One comparison that does resonate can be found in the Wikipedia entry for Tsar Bomba, which provides a calculation that equates the explosion to a split-second’s output (.39 nanoseconds to be exact) of our Sun. For that evanescent moment, the explosion of Tsar Bomba was 1.4% as energetic as the Sun. Again, the numbers may be relatively opaque, but the intent is clear: that weapon produced more than one percent of the energy of the Sun! The same powerful Sun responsible for all of our plants, heat, and weather—that Sun! And we actually exploded this on our own planet? Damn. If we’d exploded 100 (and yes, we’ve exploded way more than a hundred nuclear weapons) at once, blasts on the Earth’s surface would be 1.4 times more powerful than the Sun.
Comparisons like this are meant to express a measurement of the unthinkable. While we were at NASA’s Kennedy Space Center, we noticed a similar comparison, which came up in several venues—tour guides mentioned it, plaques proclaimed it. The sound of launching a Saturn V rocket was the second-loudest event on earth, second only to the detonation of an atomic bomb. One of the interesting special features on the Trinity and Beyond DVD was a real-time nuclear weapons test, in which silence surrounds the visual explosion until the shock wave finally reaches the microphone. Usually, such a film is edited, and if there’s sound, it’s synced up with the image, or, even more common, the sound is musical soundtrack designed to stir an emotional response, which is what the comparisons convey in relation to scale.
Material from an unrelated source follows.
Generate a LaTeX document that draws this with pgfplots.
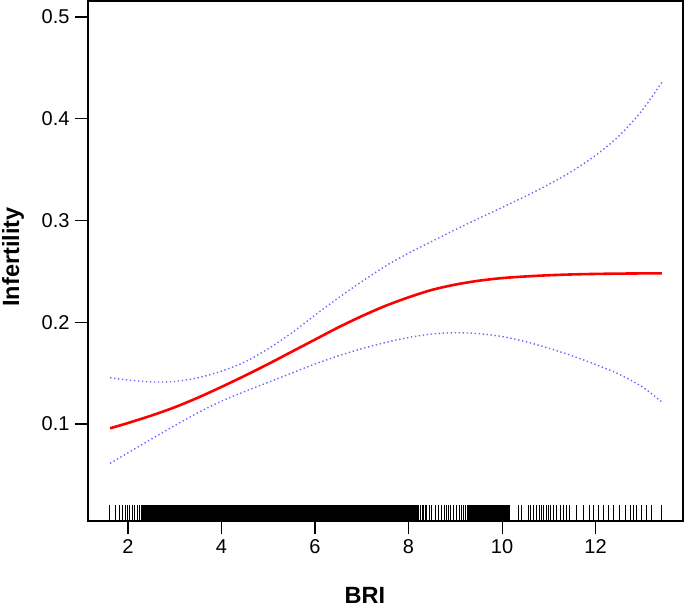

The Cold War is over now. In 1966, when the Cold War was sizzling and with five nations in the world’s nuclear club, the United States supposedly had 32,000 nuclear weapons. In 1988, when we were in college and the Cold War was waning, the Soviet Union is said to have had 45,000 nuclear weapons. This year, according to the Bulletin of Atomic Scientists, there remain more than 22,000 nuclear weapons in the world, with almost 8000 of them ready to go.